Die markanten tonnenschweren Paneele mit Fensteröffnungen sind nach dem Abbau ebenfalls begehrt. Alexander Bytschenko (Inhaber der Privatmuseen „Altes Haus“ und „Haus des Walfängers“) hat drei davon käuflich erworben und zunächst eingelagert. Anschließend organisierte er einen Designer-Wettbewerb darüber, wie man mit diesen Bauelementen eine Erinnerungsstätte für das Rätehaus als „Teil des kulturellen Codes der Stadt“ gestalten kann. Die Ergebnisse wurden kürzlich in einem Ausstellungsraum öffentlich präsentiert.

Zukunftsmusik

Mit dem Verschwinden des Hauses der Räte entstand auch ein städtebauliches Vakuum. Womit wird es gefüllt? Das Hauptkonzept bleibt derzeit der nicht genau definierte „Russische Park“, der einst vom damaligen Gouverneur Anton Alichanow angekündigt wurde. Die Errichtung eines Parks wäre für den ehemaligen Stadtarchitekten Alexander Baschin allerdings ein Ausweichen vor dem Problem. Er plädiert für eine Bebauung im Baustil einer modernen europäischen Stadt. Dies sei immerhin das historische Stadtzentrum, und es sei unumgänglich, hier urbane Strukturen zu schaffen. In der gegenwärtigen politischen Lage sieht er allerdings keinen Sinn, über die Wiederherstellung „der abendländischen Symbolik“ zu diskutieren.

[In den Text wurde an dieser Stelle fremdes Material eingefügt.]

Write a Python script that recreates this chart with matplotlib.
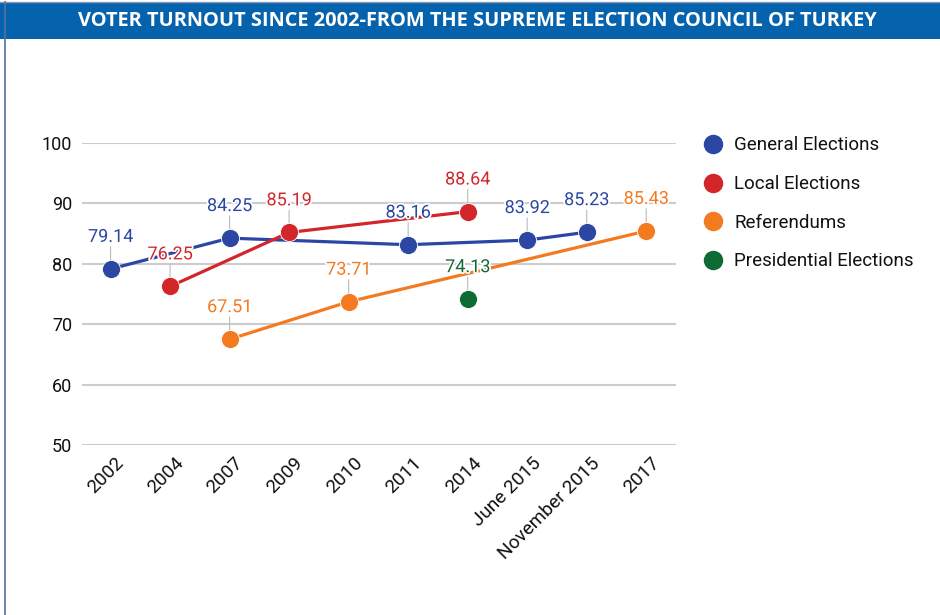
import matplotlib
matplotlib.use("Agg")
import matplotlib.pyplot as plt
import matplotlib.patheffects as pe
import matplotlib.transforms as mtransforms
from matplotlib.lines import Line2D
from matplotlib.patches import Rectangle

# data
categories = ["2002", "2004", "2007", "2009", "2010", "2011", "2014",
              "June 2015", "November 2015", "2017"]
general = [79.14, None, 84.25, None, None, 83.16, None, 83.92, 85.23, None]
local = [None, 76.25, None, 85.19, None, None, 88.64, None, None, None]
referendums = [None, None, 67.51, None, 73.71, None, None, None, None, 85.43]
presidential = [None, None, None, None, None, None, 74.13, None, None, None]

series_names = ["General Elections", "Local Elections", "Referendums",
                "Presidential Elections"]
series_colors = ["#2b47a3", "#d3262b", "#f47a20", "#0f6b34"]
title = "VOTER TURNOUT SINCE 2002-FROM THE SUPREME ELECTION COUNCIL OF TURKEY"

W, H = 940, 615
fig = plt.figure(figsize=(W / 100, H / 100), dpi=100)
fig.patch.set_facecolor("white")

# title bar + frame line
fig.patches.append(Rectangle((0, 1 - 39 / H), 1, 36 / H, transform=fig.transFigure,
                             facecolor="#0562ad", edgecolor="none", zorder=0))
fig.lines.append(Line2D([0, 1], [1 - 2 / H, 1 - 2 / H], transform=fig.transFigure,
                        color="#8a9ab8", lw=1))
fig.lines.append(Line2D([5 / W, 5 / W], [0, 1 - 2 / H], transform=fig.transFigure,
                        color="#5a6f9e", lw=1.2))
fig.text(477 / W, 1 - 21 / H, title, color="white", fontsize=14.4,
         fontweight="bold", family="Open Sans", ha="center", va="center")

# plot area: x 82..676 px, y 143..445 px
ax = fig.add_axes([82 / W, 1 - 445 / H, (676 - 82) / W, (445 - 143) / H])
ax.set_xlim(-0.48, 9.5)
ax.set_ylim(50, 100)
ax.set_yticks([50, 60, 70, 80, 90, 100])
ax.set_xticks(range(len(categories)))
ax.set_xticklabels(categories, rotation=45, ha="right", va="top",
                   rotation_mode="anchor", fontsize=13.7, family="Roboto",
                   color="#111111")
ax.tick_params(axis="y", length=0, pad=7, labelsize=13, labelcolor="#111111")
ax.tick_params(axis="x", length=0, pad=0)
for lab in ax.get_yticklabels():
    lab.set_family("Roboto")
offset = mtransforms.ScaledTranslation(4.5 / 100, -9 / 100, fig.dpi_scale_trans)
for lab in ax.get_xticklabels():
    lab.set_transform(lab.get_transform() + offset)
for s in ax.spines.values():
    s.set_visible(False)
ax.grid(axis="y", color="#cccccc", lw=1.5)
ax.set_axisbelow(True)

handles = []
for name, vals, col in zip(series_names,
                           [general, local, referendums, presidential],
                           series_colors):
    xs = [i for i, v in enumerate(vals) if v is not None]
    ys = [v for v in vals if v is not None]
    ax.plot(xs, ys, color=col, lw=2.3, zorder=3)
    for x, y in zip(xs, ys):
        ax.annotate("", xy=(x, y), xytext=(0, 16), textcoords="offset points",
                    arrowprops=dict(arrowstyle="-", color="#bbbbbb", lw=0.8,
                                    shrinkA=0, shrinkB=0), zorder=2)
        ax.annotate(f"{y:.2f}", xy=(x, y), xytext=(0, 19.5),
                    textcoords="offset points", ha="center", va="baseline",
                    color=col, fontsize=13, family="Roboto", zorder=6,
                    path_effects=[pe.withStroke(linewidth=2.5, foreground="white")])
    ax.plot(xs, ys, "o", color=col, markersize=13, mec="white", mew=0.6, zorder=5)
    handles.append(Line2D([], [], marker="o", linestyle="none", color=col,
                          markersize=13, label=name))

leg = fig.legend(handles=handles, loc="upper left",
                 bbox_to_anchor=(704 / W, 1 - 136.5 / H), frameon=False,
                 prop={"family": "Roboto", "size": 13.5},
                 handlelength=1.0, handletextpad=0.62, labelspacing=1.1,
                 borderpad=0, borderaxespad=0)
for t in leg.get_texts():
    t.set_color("#111111")

fig.savefig("out.png", dpi=100, facecolor="white")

Die Architekturhistorikerin Irina Belinzewa befürchtet dagegen, dass an die Stelle des sowjetischen Symbols ein „kapitalistisches“ treten wird – zum Beispiel in Form eines mehrstöckigen „menschlichen Ameisenhaufens“.

Die heutige Gebietsregierung verspricht, man werde die künftige Nutzung dieses Areals aktiv mit der Bevölkerung diskutieren. Ob es öffentliche Debatten geben wird oder ob die Gebietsregierung einen Wettbewerb für den besten städtebaulichen Entwurf ausschreibt, ist noch nicht entschieden.